AIM> Starting at the first line of the listing below, repeat each line exactly until the line containing "(hFollow) at (782,31)", which you include. Leave out pictures.

INFORMATION SHOWN>
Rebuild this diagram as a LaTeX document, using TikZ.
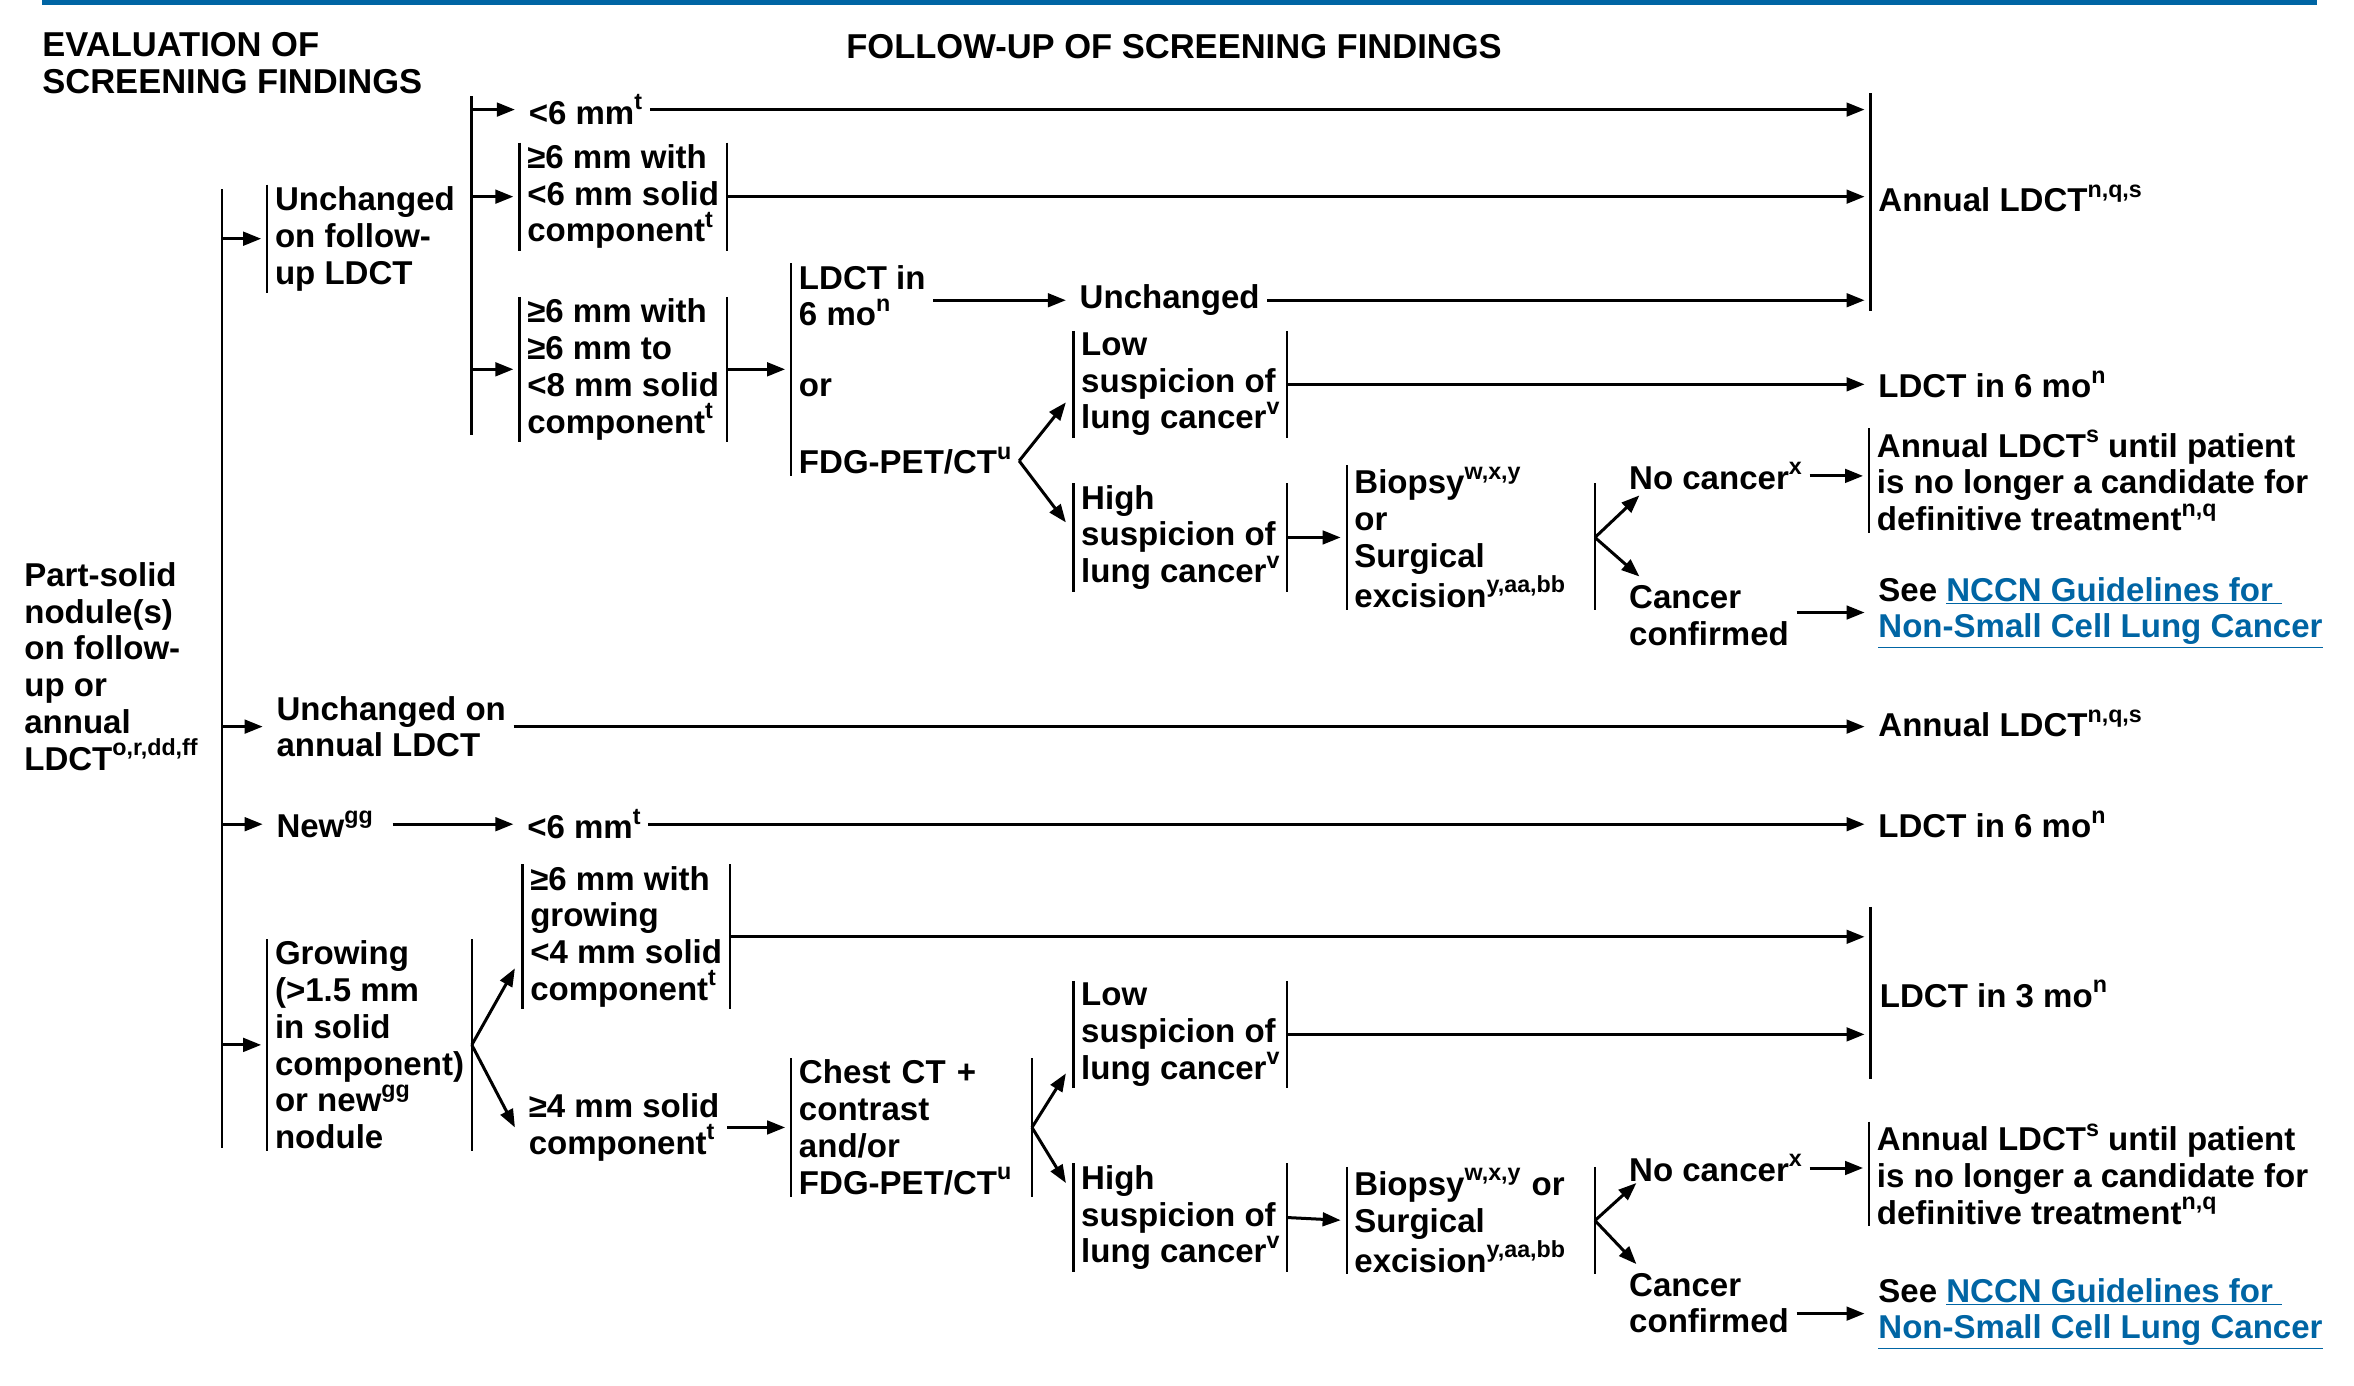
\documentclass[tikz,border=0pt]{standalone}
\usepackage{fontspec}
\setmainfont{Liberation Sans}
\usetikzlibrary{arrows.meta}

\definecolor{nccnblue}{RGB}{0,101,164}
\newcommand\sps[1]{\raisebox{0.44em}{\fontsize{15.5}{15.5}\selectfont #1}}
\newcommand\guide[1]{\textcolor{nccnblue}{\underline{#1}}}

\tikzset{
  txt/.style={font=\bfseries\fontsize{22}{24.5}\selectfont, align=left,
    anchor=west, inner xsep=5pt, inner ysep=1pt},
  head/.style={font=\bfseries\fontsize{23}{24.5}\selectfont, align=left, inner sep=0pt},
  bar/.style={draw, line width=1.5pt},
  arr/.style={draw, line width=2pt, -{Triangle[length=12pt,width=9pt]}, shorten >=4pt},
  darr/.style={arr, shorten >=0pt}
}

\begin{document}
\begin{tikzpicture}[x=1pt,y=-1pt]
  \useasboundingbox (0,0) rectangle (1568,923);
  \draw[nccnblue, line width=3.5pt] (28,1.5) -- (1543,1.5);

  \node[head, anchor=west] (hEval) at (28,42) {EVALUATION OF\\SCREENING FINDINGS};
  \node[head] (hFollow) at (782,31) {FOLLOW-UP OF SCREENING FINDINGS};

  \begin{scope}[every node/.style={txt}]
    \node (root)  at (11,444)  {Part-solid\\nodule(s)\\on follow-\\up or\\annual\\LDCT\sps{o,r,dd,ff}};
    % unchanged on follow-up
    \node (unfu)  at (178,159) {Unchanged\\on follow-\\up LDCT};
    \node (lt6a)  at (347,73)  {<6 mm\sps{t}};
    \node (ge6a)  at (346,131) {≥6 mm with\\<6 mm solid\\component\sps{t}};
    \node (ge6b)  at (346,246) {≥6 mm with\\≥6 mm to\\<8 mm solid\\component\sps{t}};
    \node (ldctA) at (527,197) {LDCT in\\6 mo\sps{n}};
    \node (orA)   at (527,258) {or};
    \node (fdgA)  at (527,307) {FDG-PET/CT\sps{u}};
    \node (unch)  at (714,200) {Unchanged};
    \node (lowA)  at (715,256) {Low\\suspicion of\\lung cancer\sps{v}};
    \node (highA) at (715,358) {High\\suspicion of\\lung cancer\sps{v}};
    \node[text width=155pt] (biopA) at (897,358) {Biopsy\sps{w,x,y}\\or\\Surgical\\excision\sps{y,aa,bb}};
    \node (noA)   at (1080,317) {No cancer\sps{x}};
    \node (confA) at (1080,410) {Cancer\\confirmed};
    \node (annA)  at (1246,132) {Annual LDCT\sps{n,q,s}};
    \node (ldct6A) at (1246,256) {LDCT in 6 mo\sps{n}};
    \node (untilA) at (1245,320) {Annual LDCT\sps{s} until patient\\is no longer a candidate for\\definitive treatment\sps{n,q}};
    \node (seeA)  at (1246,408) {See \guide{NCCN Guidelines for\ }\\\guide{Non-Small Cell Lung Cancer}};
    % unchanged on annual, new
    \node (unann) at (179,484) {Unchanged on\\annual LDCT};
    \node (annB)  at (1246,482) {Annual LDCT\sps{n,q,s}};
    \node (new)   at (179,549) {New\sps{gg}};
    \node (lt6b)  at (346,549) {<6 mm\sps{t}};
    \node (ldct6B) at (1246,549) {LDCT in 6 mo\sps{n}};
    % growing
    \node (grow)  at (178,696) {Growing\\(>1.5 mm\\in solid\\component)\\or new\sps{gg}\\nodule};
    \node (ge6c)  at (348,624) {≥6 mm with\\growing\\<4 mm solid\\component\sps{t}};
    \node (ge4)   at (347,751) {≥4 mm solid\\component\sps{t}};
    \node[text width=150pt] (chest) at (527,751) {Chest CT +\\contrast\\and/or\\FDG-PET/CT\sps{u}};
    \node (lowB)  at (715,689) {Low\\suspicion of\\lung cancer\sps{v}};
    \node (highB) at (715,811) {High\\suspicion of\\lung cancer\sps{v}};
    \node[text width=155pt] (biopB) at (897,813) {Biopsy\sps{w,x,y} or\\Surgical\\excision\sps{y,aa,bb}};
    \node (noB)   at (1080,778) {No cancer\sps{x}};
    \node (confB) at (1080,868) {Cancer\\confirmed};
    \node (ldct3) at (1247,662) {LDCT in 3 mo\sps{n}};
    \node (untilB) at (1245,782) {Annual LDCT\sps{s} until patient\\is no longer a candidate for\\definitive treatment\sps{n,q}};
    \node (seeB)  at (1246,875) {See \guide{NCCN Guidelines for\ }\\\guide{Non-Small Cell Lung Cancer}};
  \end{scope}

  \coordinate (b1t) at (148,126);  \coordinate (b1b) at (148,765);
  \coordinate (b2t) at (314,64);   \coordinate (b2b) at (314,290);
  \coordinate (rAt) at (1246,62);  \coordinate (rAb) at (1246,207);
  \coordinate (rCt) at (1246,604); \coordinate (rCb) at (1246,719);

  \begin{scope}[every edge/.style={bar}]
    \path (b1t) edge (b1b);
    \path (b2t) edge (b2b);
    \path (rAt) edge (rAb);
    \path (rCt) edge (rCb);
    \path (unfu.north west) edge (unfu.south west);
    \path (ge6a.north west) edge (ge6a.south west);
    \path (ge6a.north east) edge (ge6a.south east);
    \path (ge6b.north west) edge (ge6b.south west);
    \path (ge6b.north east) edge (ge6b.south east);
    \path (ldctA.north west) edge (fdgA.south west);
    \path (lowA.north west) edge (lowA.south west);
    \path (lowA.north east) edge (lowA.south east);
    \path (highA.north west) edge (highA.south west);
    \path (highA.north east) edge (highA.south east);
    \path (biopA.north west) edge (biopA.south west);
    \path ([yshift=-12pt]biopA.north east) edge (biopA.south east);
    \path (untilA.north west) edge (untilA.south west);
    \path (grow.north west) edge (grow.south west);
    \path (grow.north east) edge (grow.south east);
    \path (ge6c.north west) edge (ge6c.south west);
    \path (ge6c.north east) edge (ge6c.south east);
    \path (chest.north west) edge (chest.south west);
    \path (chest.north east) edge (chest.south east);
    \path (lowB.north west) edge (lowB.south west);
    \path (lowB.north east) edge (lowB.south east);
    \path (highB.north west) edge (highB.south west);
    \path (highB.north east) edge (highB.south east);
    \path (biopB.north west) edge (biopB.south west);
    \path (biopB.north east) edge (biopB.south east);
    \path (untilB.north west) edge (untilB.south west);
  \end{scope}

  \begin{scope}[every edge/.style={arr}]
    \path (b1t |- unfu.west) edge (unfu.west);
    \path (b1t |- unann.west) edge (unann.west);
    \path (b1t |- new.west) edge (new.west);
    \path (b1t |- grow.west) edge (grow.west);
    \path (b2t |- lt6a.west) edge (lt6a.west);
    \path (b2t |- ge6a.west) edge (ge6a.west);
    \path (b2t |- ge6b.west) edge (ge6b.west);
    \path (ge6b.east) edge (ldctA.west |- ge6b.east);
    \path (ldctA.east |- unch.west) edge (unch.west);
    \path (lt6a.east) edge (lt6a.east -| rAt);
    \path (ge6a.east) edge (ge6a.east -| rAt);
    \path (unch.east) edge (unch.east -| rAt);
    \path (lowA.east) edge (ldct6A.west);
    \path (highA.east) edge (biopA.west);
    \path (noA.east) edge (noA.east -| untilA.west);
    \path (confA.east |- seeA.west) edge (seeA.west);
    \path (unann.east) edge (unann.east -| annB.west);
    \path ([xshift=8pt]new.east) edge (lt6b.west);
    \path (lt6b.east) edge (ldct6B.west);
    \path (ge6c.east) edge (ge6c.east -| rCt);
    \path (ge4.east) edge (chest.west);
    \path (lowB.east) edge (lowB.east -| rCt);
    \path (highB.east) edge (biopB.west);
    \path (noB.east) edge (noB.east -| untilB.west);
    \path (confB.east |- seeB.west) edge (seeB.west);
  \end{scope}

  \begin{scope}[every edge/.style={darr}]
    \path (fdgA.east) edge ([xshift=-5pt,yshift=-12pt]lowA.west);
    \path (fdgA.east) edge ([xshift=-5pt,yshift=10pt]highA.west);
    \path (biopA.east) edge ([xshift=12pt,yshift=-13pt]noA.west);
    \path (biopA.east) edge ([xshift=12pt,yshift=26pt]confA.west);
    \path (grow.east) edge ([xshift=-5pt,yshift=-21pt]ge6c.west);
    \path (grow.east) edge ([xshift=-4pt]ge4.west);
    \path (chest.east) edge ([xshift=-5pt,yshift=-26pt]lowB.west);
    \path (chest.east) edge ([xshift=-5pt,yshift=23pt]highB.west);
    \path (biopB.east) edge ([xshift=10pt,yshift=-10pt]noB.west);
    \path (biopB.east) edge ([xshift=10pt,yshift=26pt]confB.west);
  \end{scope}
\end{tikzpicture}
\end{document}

RESPONSE TO THE TASK>
Rebuild this diagram as a LaTeX document, using TikZ.
\documentclass[tikz,border=0pt]{standalone}
\usepackage{fontspec}
\setmainfont{Liberation Sans}
\usetikzlibrary{arrows.meta}

\definecolor{nccnblue}{RGB}{0,101,164}
\newcommand\sps[1]{\raisebox{0.44em}{\fontsize{15.5}{15.5}\selectfont #1}}
\newcommand\guide[1]{\textcolor{nccnblue}{\underline{#1}}}

\tikzset{
  txt/.style={font=\bfseries\fontsize{22}{24.5}\selectfont, align=left,
    anchor=west, inner xsep=5pt, inner ysep=1pt},
  head/.style={font=\bfseries\fontsize{23}{24.5}\selectfont, align=left, inner sep=0pt},
  bar/.style={draw, line width=1.5pt},
  arr/.style={draw, line width=2pt, -{Triangle[length=12pt,width=9pt]}, shorten >=4pt},
  darr/.style={arr, shorten >=0pt}
}

\begin{document}
\begin{tikzpicture}[x=1pt,y=-1pt]
  \useasboundingbox (0,0) rectangle (1568,923);
  \draw[nccnblue, line width=3.5pt] (28,1.5) -- (1543,1.5);

  \node[head, anchor=west] (hEval) at (28,42) {EVALUATION OF\\SCREENING FINDINGS};
  \node[head] (hFollow) at (782,31) {FOLLOW-UP OF SCREENING FINDINGS};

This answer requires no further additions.